Yes, the rumours are true. Classic gladiator-meets-Jesus epic Ben-Hur (1959) has been remade — and will reach our cinemas on August 18. Starring Morgan Freeman and many others we haven’t heard of, Ben-Hur will again chart the ancient tale of a Jewish prince who is enslaved by the Romans, becomes a Christian and a famous charioteer. Set at the time of Jesus’s life on earth (the Son of God will be played by Brazilian actor Rodrigo Santoro), the remake of Ben-Hur looks to be one of the most intriguing yet risky blockbusters of 2016.
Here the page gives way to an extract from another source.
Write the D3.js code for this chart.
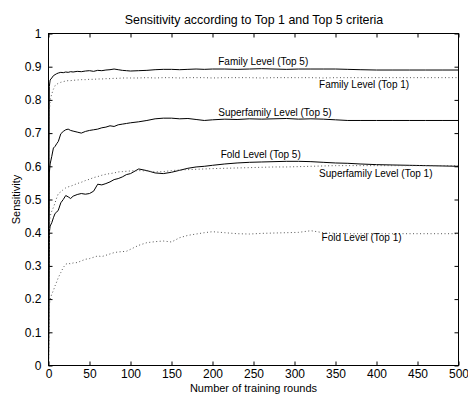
<!DOCTYPE html>
<html>
<head>
<meta charset="utf-8">
<script src="https://cdn.jsdelivr.net/npm/d3@7"></script>
<style>
  html, body { margin: 0; padding: 0; background: #fff; }
  svg { display: block; }
  text { font-family: "Liberation Sans", Arial, Helvetica, sans-serif; fill: #000; }
</style>
</head>
<body>
<svg id="chart" width="468" height="394"></svg>
<script>
// ---- data ----
const rounds = [0,1,2,4,6,8,10,12,15,18,21,24,27,30,35,40,45,50,55,60,65,70,75,80,85,90,95,100,
  110,120,130,140,150,160,170,180,190,200,215,230,245,260,275,290,305,320,335,350,365,380,400,420,440,460,480,500];

const familyTop5 = [0,0.84,0.86,0.866,0.873,0.876,0.879,0.881,0.883,0.882,0.884,0.883,0.885,0.884,0.886,0.885,0.887,0.888,0.886,0.889,0.888,0.890,0.891,0.893,0.891,0.889,0.888,0.887,
  0.888,0.889,0.891,0.892,0.892,0.891,0.892,0.893,0.892,0.893,0.893,0.892,0.893,0.894,0.893,0.892,0.893,0.893,0.893,0.893,0.892,0.891,0.890,0.890,0.890,0.890,0.890,0.890];

const familyTop1 = [0,0.76,0.80,0.818,0.832,0.843,0.847,0.850,0.853,0.855,0.857,0.858,0.858,0.859,0.860,0.861,0.861,0.862,0.862,0.863,0.863,0.864,0.864,0.865,0.865,0.866,0.866,0.866,
  0.866,0.867,0.866,0.867,0.867,0.866,0.867,0.867,0.867,0.866,0.867,0.867,0.867,0.866,0.867,0.867,0.867,0.867,0.866,0.867,0.867,0.867,0.867,0.867,0.867,0.867,0.867,0.867];

const superfamilyTop5 = [0,0.58,0.607,0.63,0.655,0.660,0.668,0.675,0.698,0.705,0.710,0.712,0.708,0.706,0.703,0.700,0.705,0.708,0.710,0.712,0.716,0.718,0.722,0.720,0.725,0.727,0.729,0.731,
  0.734,0.738,0.743,0.745,0.745,0.743,0.744,0.741,0.738,0.740,0.742,0.741,0.743,0.742,0.743,0.744,0.742,0.743,0.742,0.740,0.738,0.738,0.738,0.738,0.738,0.738,0.738,0.738];

const superfamilyTop1 = [0,0.42,0.45,0.465,0.476,0.490,0.505,0.518,0.523,0.530,0.535,0.538,0.540,0.543,0.548,0.552,0.557,0.561,0.566,0.569,0.573,0.576,0.578,0.580,0.583,0.584,0.585,0.586,
  0.587,0.586,0.583,0.584,0.587,0.589,0.590,0.591,0.592,0.593,0.594,0.595,0.596,0.597,0.598,0.598,0.599,0.600,0.601,0.602,0.602,0.602,0.602,0.602,0.602,0.602,0.602,0.602];

const foldTop5 = [0,0.40,0.42,0.43,0.445,0.458,0.462,0.468,0.490,0.500,0.512,0.508,0.503,0.510,0.515,0.518,0.516,0.518,0.525,0.546,0.544,0.548,0.553,0.560,0.563,0.568,0.575,0.578,
  0.592,0.587,0.580,0.578,0.582,0.588,0.594,0.598,0.600,0.603,0.607,0.610,0.612,0.613,0.614,0.615,0.615,0.614,0.612,0.610,0.609,0.607,0.605,0.604,0.603,0.602,0.601,0.600];

const foldTop1 = [0,0.18,0.20,0.215,0.226,0.240,0.252,0.265,0.280,0.295,0.305,0.308,0.306,0.309,0.310,0.315,0.320,0.322,0.326,0.330,0.328,0.332,0.336,0.340,0.342,0.343,0.344,0.350,
  0.362,0.370,0.373,0.375,0.372,0.385,0.392,0.396,0.400,0.403,0.400,0.397,0.396,0.398,0.399,0.400,0.401,0.406,0.400,0.398,0.397,0.397,0.397,0.397,0.397,0.397,0.397,0.397];

const seriesNames = ["Family Level (Top 5)","Family Level (Top 1)","Superfamily Level (Top 5)","Fold Level (Top 5)","Superfamily Level (Top 1)","Fold Level (Top 1)"];
const seriesValues = [familyTop5, familyTop1, superfamilyTop5, foldTop5, superfamilyTop1, foldTop1];
const seriesDotted = [false, true, false, false, true, true];
// label anchors in data units (rounds, sensitivity)
const labelRounds = [207, 330, 207, 210, 330, 333];
const labelSens   = [0.904, 0.837, 0.753, 0.624, 0.568, 0.376];

const xTicks = [0,50,100,150,200,250,300,350,400,450,500];
const yTicks = [0,0.1,0.2,0.3,0.4,0.5,0.6,0.7,0.8,0.9,1];
const titleText = "Sensitivity according to Top 1 and Top 5 criteria";
const xLabel = "Number of training rounds";
const yLabel = "Sensitivity";

// ---- layout ----
const L = 48.5, R = 458.5, T = 33.5, B = 365.5;
const svg = d3.select("#chart");
const x = d3.scaleLinear().domain([0, 500]).range([L, R]);
const y = d3.scaleLinear().domain([0, 1]).range([B, T]);

// lines
const line = d3.line().x((d, i) => x(rounds[i])).y(d => y(d));
seriesValues.forEach((vals, k) => {
  svg.append("path")
    .datum(vals)
    .attr("d", line)
    .attr("fill", "none")
    .attr("stroke", seriesDotted[k] ? "#555" : "#000")
    .attr("stroke-width", 1)
    .attr("stroke-dasharray", seriesDotted[k] ? "1,2.5" : null);
});

// axes
const fmtY = d => d === 0 ? "0" : d === 1 ? "1" : d3.format(".1f")(d);
const axBottom = d3.axisBottom(x).tickValues(xTicks).tickSizeInner(-4).tickSizeOuter(0).tickPadding(4);
const axTop = d3.axisTop(x).tickValues(xTicks).tickSizeInner(-4).tickSizeOuter(0).tickFormat("");
const axLeft = d3.axisLeft(y).tickValues(yTicks).tickSizeInner(-4).tickSizeOuter(0).tickPadding(7).tickFormat(fmtY);
const axRight = d3.axisRight(y).tickValues(yTicks).tickSizeInner(-4).tickSizeOuter(0).tickFormat("");

function styleAxis(g) {
  g.select(".domain").remove();
  g.selectAll("line").attr("stroke", "#000");
  g.selectAll("text").style("font-size", "12px").attr("font-family", null);
}
svg.append("g").attr("transform", `translate(0,${B})`).call(axBottom).call(styleAxis);
svg.append("g").attr("transform", `translate(0,${T})`).call(axTop).call(styleAxis);
svg.append("g").attr("transform", `translate(${L},0)`).call(axLeft).call(styleAxis);
svg.append("g").attr("transform", `translate(${R},0)`).call(axRight).call(styleAxis);

svg.append("rect")
  .attr("x", L).attr("y", T).attr("width", R - L).attr("height", B - T)
  .attr("fill", "none").attr("stroke", "#000").attr("stroke-width", 1);

// series labels
seriesNames.forEach((name, k) => {
  svg.append("text")
    .attr("x", x(labelRounds[k]))
    .attr("y", y(labelSens[k]))
    .style("font-size", "10px")
    .text(name);
});

// title and axis labels
svg.append("text").attr("x", 254).attr("y", 24)
  .attr("text-anchor", "middle").style("font-size", "12.4px").text(titleText);
svg.append("text").attr("x", (L + R) / 2).attr("y", 391.6)
  .attr("text-anchor", "middle").style("font-size", "11px").text(xLabel);
svg.append("text")
  .attr("transform", `translate(20,${(T + B) / 2}) rotate(-90)`)
  .attr("text-anchor", "middle").style("font-size", "11px").text(yLabel);
</script>
</body>
</html>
Sad plight of refugee detention
Centre for Public Christianity’s Simon Smart has written a jarring piece about how, even when we try not to, we can allow something we disagree with to become an accepted part of our life. Smart has been impressed with a satirical podcast about the 2016 Election campaign, particularly an episode about asylum seekers and offshore detention. He was challenged — and challenges us — to consider whether we have come to a point of being able to live with something we don’t want to. And, then, how will we respond?
Public prayer on the rise in NRL
Often seen in American sports, professional athletes having a prayer session is becoming more frequent and prominent in the National Rugby League. Despite ongoing controversies, legal action and criminal charges, the NRL does offer a positive depiction of public prayer. According to Eternity newspaper, prayers after matches — involving players from each side — have been on the rise since Easter this year. Parramatta Eels captain Tim Mannah, who is a Christian, says “It sends a pretty strong message that we’re not shy about our faith and also that, in the end, regardless of what team we’re playing for and what result we get, we’re all brothers in Christ, with the same passion in life. We’re driven by the same thing [Jesus].”
America, guns and Christians
Understanding another culture can be hard. Understanding sub-cultures within another culture can be even harder. The arguments in the USA between Christians about whether guns should or should not be more heavily regulated, is just one example of how hard it can be to make sense of what is going on in another place. But a brief opinion piece on The Huffington Post site is one American Christians attempt to swiftly outline why they oppose guns — and don’t get why many American Christians support them.